Lulus dengan hasil yang sangat memuaskan. Ia melanjutkan ke sekolah Almu’allimat di Kota Tanta dan berhasil lulus pada 1929. Tak lama ia pindah ke Kairo dan masuk di Kulliyat Elbanat.
Di sana ia mulai menulis, aktif mengirimkan buah fikirannya ke majalah El-nahdhah El-nisa’iyah (kebangkitan perempuan) yang dipimpin oleh Labibah Ahmad dan juga majalah El-ahram dengan nama pena “Bintu syati’.
Nama itu dipilihnya karena ia tidak bisa lepas dari awal kehidupannya, yakni di pantai kota damietta. Ia juga khawatir atas reaksi ayahnya yang konservatif terhadap pandangan dan gagasannya jika menggunakan nama asli, jadilah ia lebih dikenal dengan nama bintu syathi’.
Selanjutnya, ia mendapatkan beasiswa untuk masuk Egypt University, fakultas sastra, jurusan bahasa arab dan lulus pada 1939. Di tengah belajarnya, ia menikah dengan Amien al-Khulliy, penulis “Metodologi Sastra Arab dalam Tafsir Alqur’an, manhaj albayaniy fiy tafsir alqur’an karim” yang tak lain adalah dosennya sendiri.
Pada 1941, Aisyah berhasil mendapatkan gelar magister dengan tesis berjudul “Hayat el-Insaniyah inda Abu al-Ala’ al-Ma’arriy”. Pada 1950, Aisyah menyelesaikan doktoral dengan desertasi tahqiq “Risalat Alghufran” karya Abu al-‘Ala’.
Berhasil menjadi dosen tafsir dan guru besar di Universitas Qorowiyyin, Maroko, Aisyah mengabdikan dirinya untuk ilmu dan kajian keislaman hingga banyak mengisi universitas-universitas Arab.
Karyanya mencapai empat puluh kitab, di antaranya at-Tafsir al-Bayan lil Qur’anil Karim Volume 1 (1962) Volume 2 (1969), Kitabuna al-akbar (1967), al-qur’an wa al-tafsir Al-asyri (1971) hayatul insaniyah inda abil a’la (1944).
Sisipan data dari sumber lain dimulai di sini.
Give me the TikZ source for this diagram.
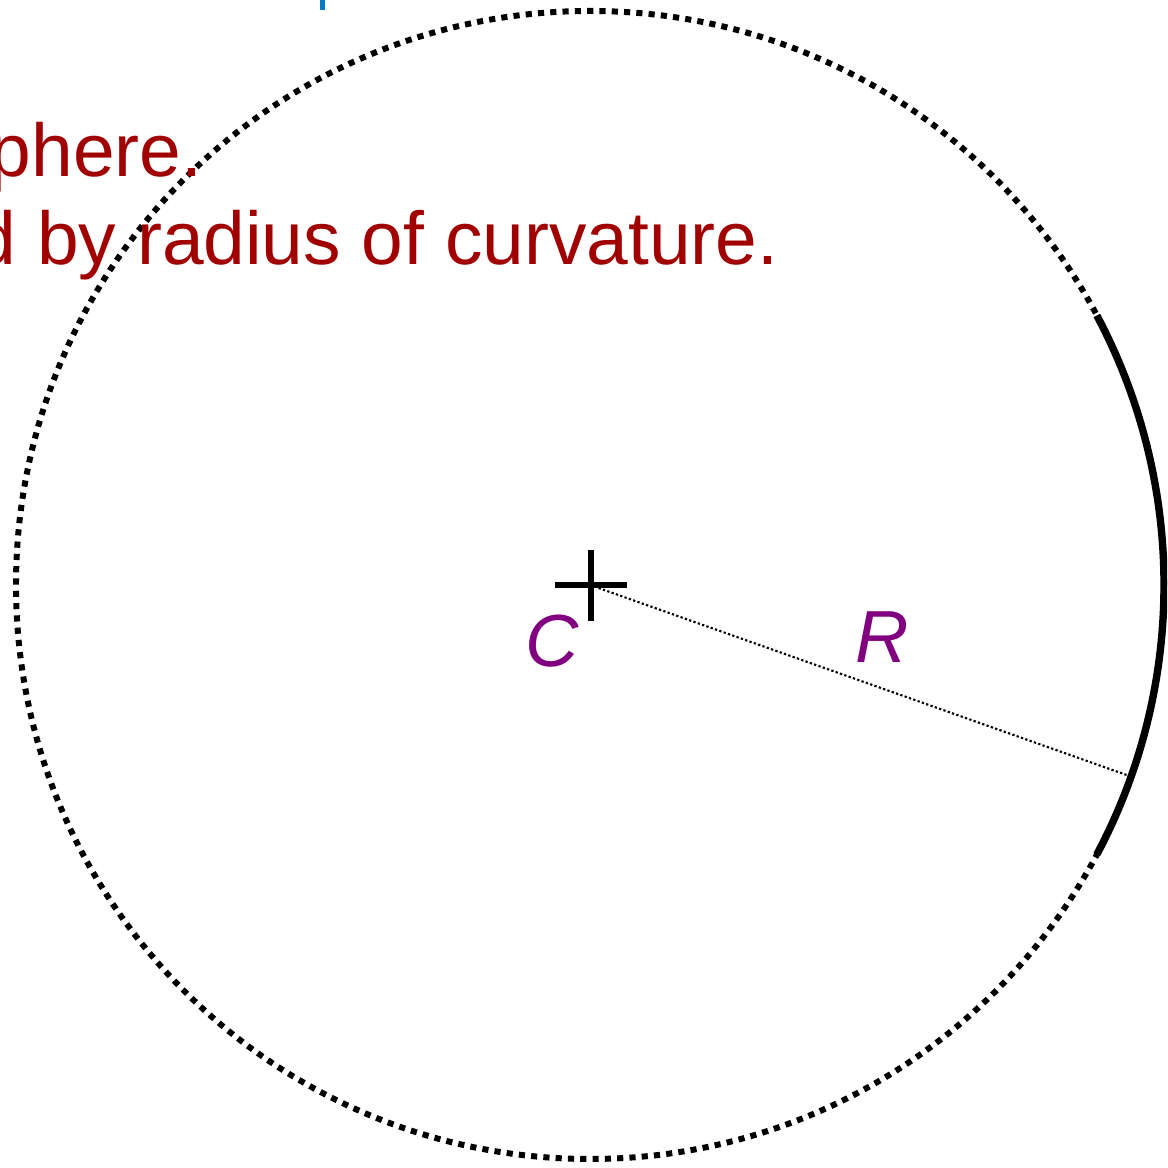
\documentclass[tikz,border=0pt]{standalone}
\usepackage{fontspec}
\setmainfont{Liberation Sans}
\usetikzlibrary{calc}
\definecolor{notered}{RGB}{160,0,0}
\definecolor{labelpurple}{RGB}{128,0,128}
\definecolor{tickblue}{RGB}{0,120,200}
\tikzset{
  sphere/.style={line width=1.7pt,dash pattern=on 1.75pt off 1.75pt},
  radiusline/.style={line width=0.6pt,dash pattern=on 0.65pt off 0.65pt},
  ptlabel/.style={labelpurple,inner sep=0pt,font=\fontsize{21}{24}\selectfont\itshape},
  note/.style={notered,inner sep=0pt,font=\fontsize{21.3}{24.8}\selectfont}
}
\begin{document}
\begin{tikzpicture}[x=0.01cm,y=0.01cm]
        \useasboundingbox (0,0) rectangle (1167,1168);
        \clip (0,0) rectangle (1167,1168);
        % reference sphere (dotted)
        \coordinate (C) at (590,583);
        \draw[sphere] (C) circle (574);
        % surface patch (thick)
        \draw[line width=2.1pt] ($(C)+(-28:574)$) arc[start angle=-28,end angle=28,radius=574];
        % centre of curvature and radius
        \draw[line width=1.5pt] ($(C)+(-35,0)$) -- ($(C)+(37,0)$);
        \draw[line width=1.5pt] ($(C)+(1,-36)$) -- ($(C)+(1,35)$);
        \coordinate (Rend) at ($(C)+(-19.5:570)$);
        \draw[radiusline] (C) -- (Rend);
        \node[ptlabel] (Clabel) at (552,527) {C};
        \node[ptlabel] (Rlabel) at (882,531) {R};
        % notes (cut off at the left)
        \node[note,anchor=base east] (noteA) at (203,991) {phere.};
        \node[note,anchor=base east] (noteB) at (779,903) {d by radius of curvature.};
        \draw[tickblue,line width=1.4pt] (322.5,1168) -- (322.5,1158);
    \end{tikzpicture}
\end{document}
Dan masih banyak yang lain.
Mendapat penghargaan banyak penghargaan, di antaranya, penghargaan negara mesir pada 1978. Penghargaan sastra dari negara kuwait pada 1988, dan penghargaan dari raja faisal pada 1994.
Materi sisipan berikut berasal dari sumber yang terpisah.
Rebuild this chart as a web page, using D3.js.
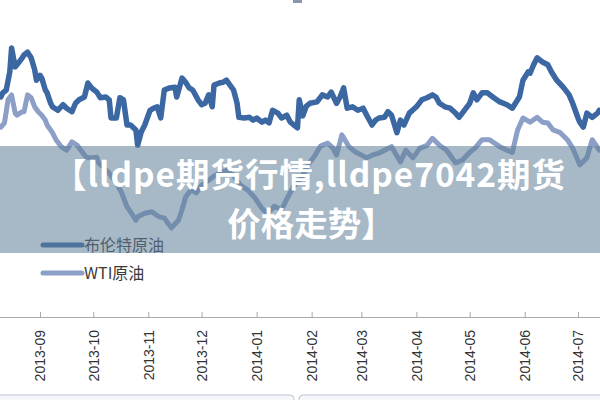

Pada 1 Desember 1998 Bintu Syathi’ meninggal dunia dengan meninggalkan nama “perempuan pakar tafsir”. Ulama dari penjuru dunia melayatnya, termasuk Grand Syekh Al-Azhar pada saat itu turut mengimami salat jenazahnya.
***
Lain dengan Bintu Syathi’, Nailah Shabriy, perempuan yang lahir di Kota Qalqiliya, kota tepi barat Palestina. Ia merupakan penulis kitab tafsir “Almubsir li Nur al qur’an al-Karim” 11 jilid.
Nailah adalah istri dari khatib masjid Al-Aqsa dan mufti Palestina, Ikrimah Sa’id Abdullah Shabriy. Biografi dan profil suami istri yang sama-sama hebat dalam keilmuan ini tidak terlalu detail serta sangat sulit dijumpai. Hanya beberapa keterangan tentang awal mula karyanya yang sangat menarik.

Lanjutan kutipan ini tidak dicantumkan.